Sunday, August 29, 2010

"I am Supertramp, and you are Super Apple."

I just watched The Call of the Wild, a documentary about Chris McCandless, AKA Alexander Supertramp. I also re-watched Into the Wild for comparison. The latter I assume you've all seen and don't need to hear anything about; I liked it just as much the third time as the first. Pretty much the only thing I don't like is the font of the opening titles. Thanks for not blowing it, Spicoli.

The Call of the Wild on the other hand is a low-budget independent documentary by film-maker Ron Lamothe who re-traced McCandless' steps. Lamothe was born in 1968, the same year as McCandless, and was obsessed with the story even before Krakauer made it huge. For the movie he went to Emory during graduation, Lake Mead, Slab City, hitch-hiked to Carthage, South Dakota, drove up to Alaska, and hiked to the Magic Bus, getting swept downstream by the Teklanika River and temporarily ruining his camera. There's a fair amount of thoughtful introspection--he interviewed random Emory grads, all of whom were headed to grad school or Wall Street and none of whom seemed to be questioning like McCandless. Lamothe asked whether Generation X was really different from the current one, and he contrasted his own post-college wanderings in Africa with the life of a college friend of his who is a happy suburban LA lawyer who never questioned anything.

After watching Into the Wild I sort of expected Call to be a documentary of interviews with Chris' family, and the real-life versions of the Catherine Keener (Jan Burres), Kristen Stewart (not real), Hal Holbrook (Ronald Franz) and Vince Vaughn (Wayne Westerberg) characters. Lamothe did interview one of Chris' college roommates, neighbors from his street in Annandale, his high school track coach, and a few people who met him in Carthage, and this actually served to paint a slightly darker or more angry/upset/lonely picture of McCandless than I'd had in my mind. Lamothe interviewed neither his family, Franz, nor Westerberg, however.
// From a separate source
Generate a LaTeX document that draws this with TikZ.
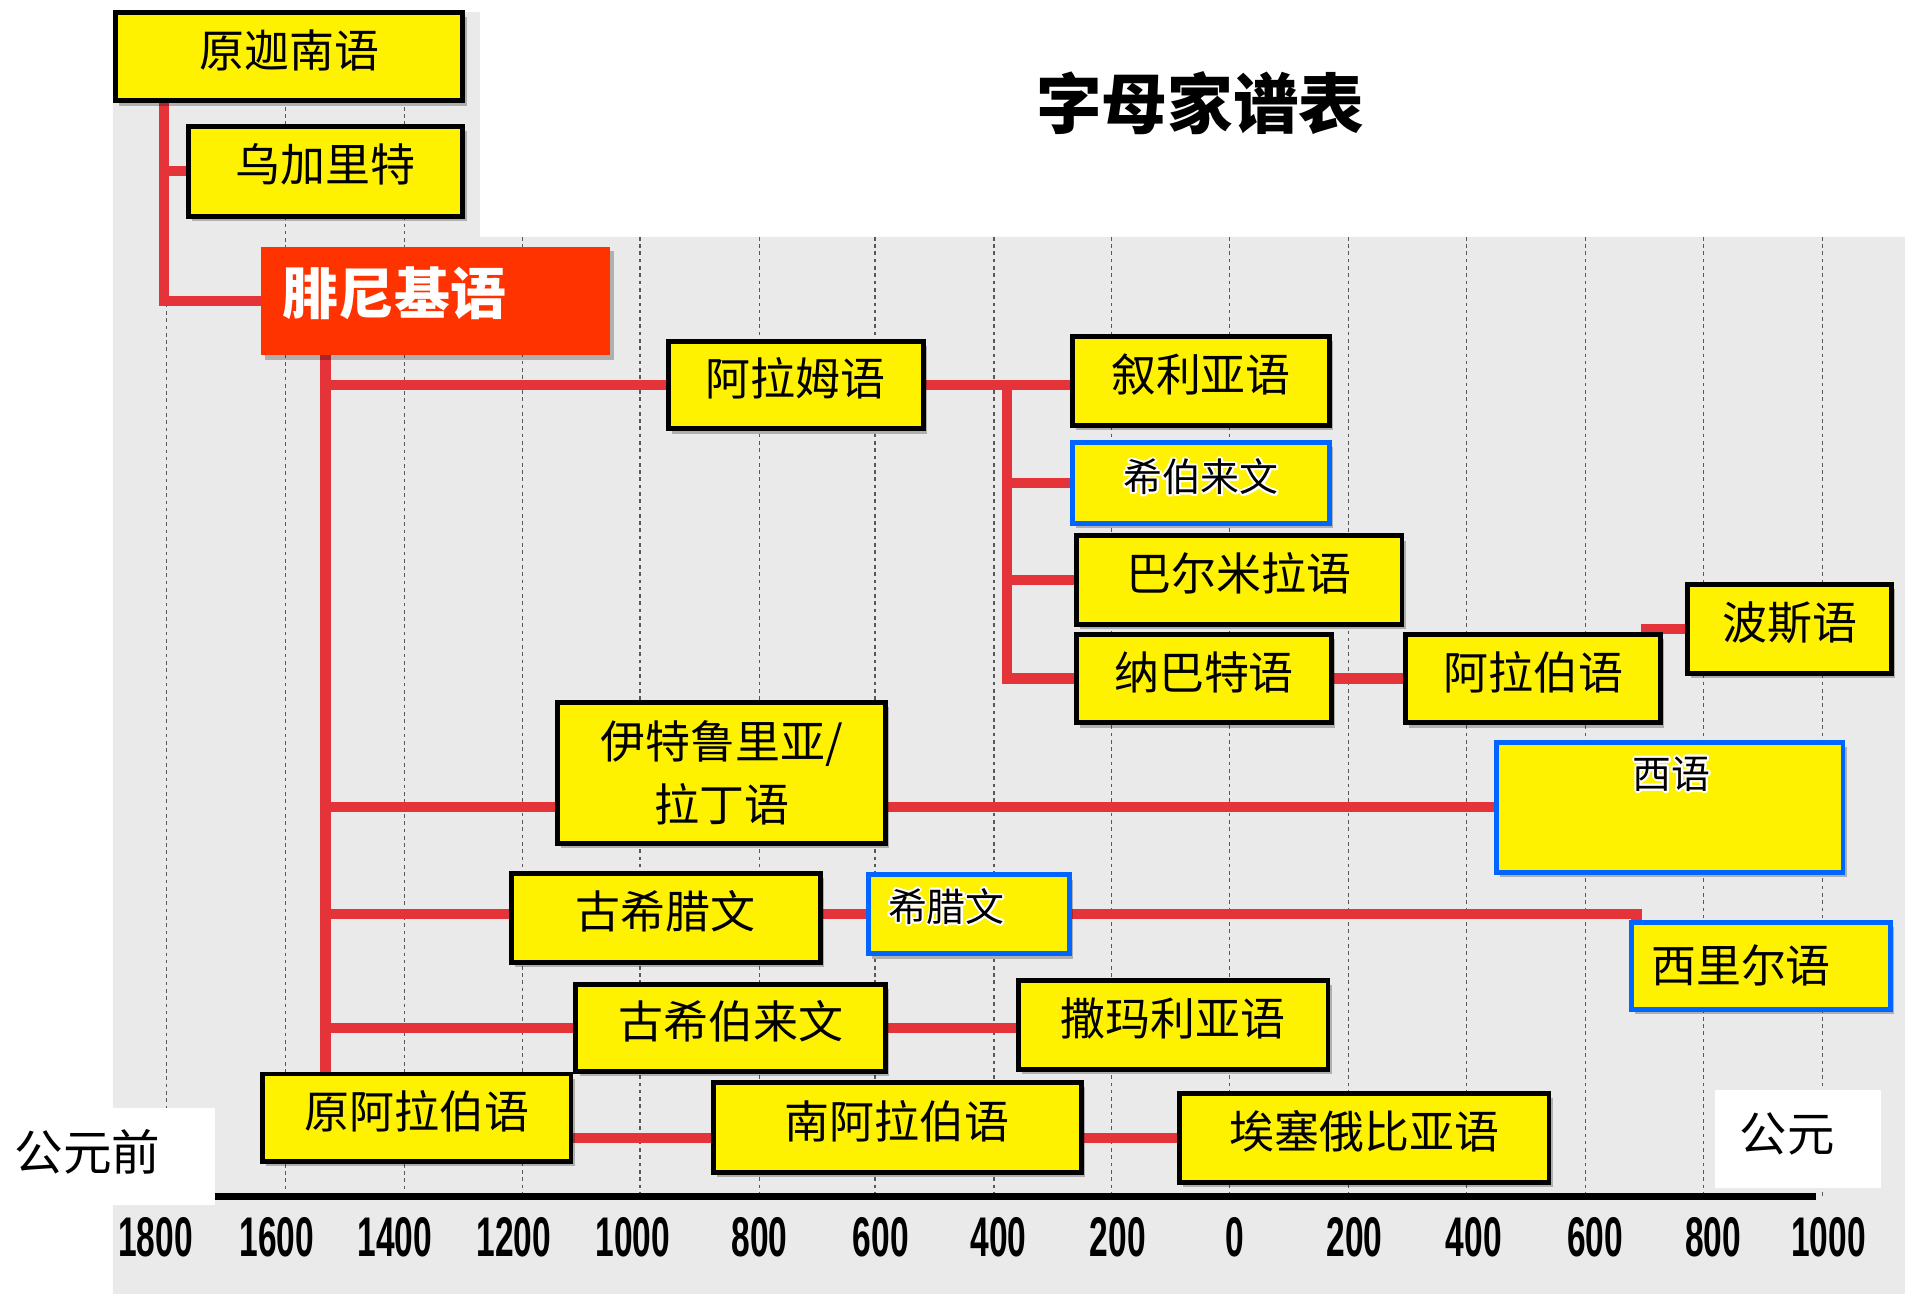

Franz (not his real name?) passed away, so that explains that, but Westerberg was apparently serving as a consultant for Sean Penn, who was shooting on location at the same time as Lamothe, and there were some issues with people in Carthage, SD not talking to Lamothe because they signed away the rights to their story. So Penn and co. may have prevented some interesting interviews from taking place, which makes it all the more disappointing that even though the Into the Wild DVD is a 2-DVD set, not a single one of the DVD extras contains one iota of information about the real people--they're just slightly annoying Sean Penn and Emil Hirsch talking head videos.

So Call ended up being half personal adventure of Lamothe (who Lamothe met hitch-hiking while making the movie) and half McCandless' life and adventure (minor characters McCandless met). Some aspects of the movie seem slightly conspiratorial or accusatory of either Sean Penn or John Krakauer for mis-telling the story (Lamothe thinks McCandless just starved to death instead of being poisoned). That aside, the moments of discussing the questions of why people like McCandless, Lamothe, me, Krakauer, etc., want to go explore and have adventures like this are fairly thoughtful and well done. Overall I'd give Call a B and Sean Penn's version an A. I bought Call off Lamothe's website, I don't know if Netflix has it, but it's apparently been on PBS, so maybe.

On a related topic--how great is the ItW soundtrack? If you, like me, deeply regret not seeing Eddie Vedder when he came through Berkeley on his solo tour playing many of the songs, you can find a bootleg here. The links at the top don't work, but the FLACs lower down appear to. Also, "Hard Sun" is a cover of a song by the band Indio off their album Big Harvest. They basically sound like Vedder with a slight accent. [YouTube link]

1 comment:

  1. i do love that soundtrack. 'society' is epic, 'rise' is awesome, 'hard sun' is great (but as you say, it does sound almost exactly like the indio version).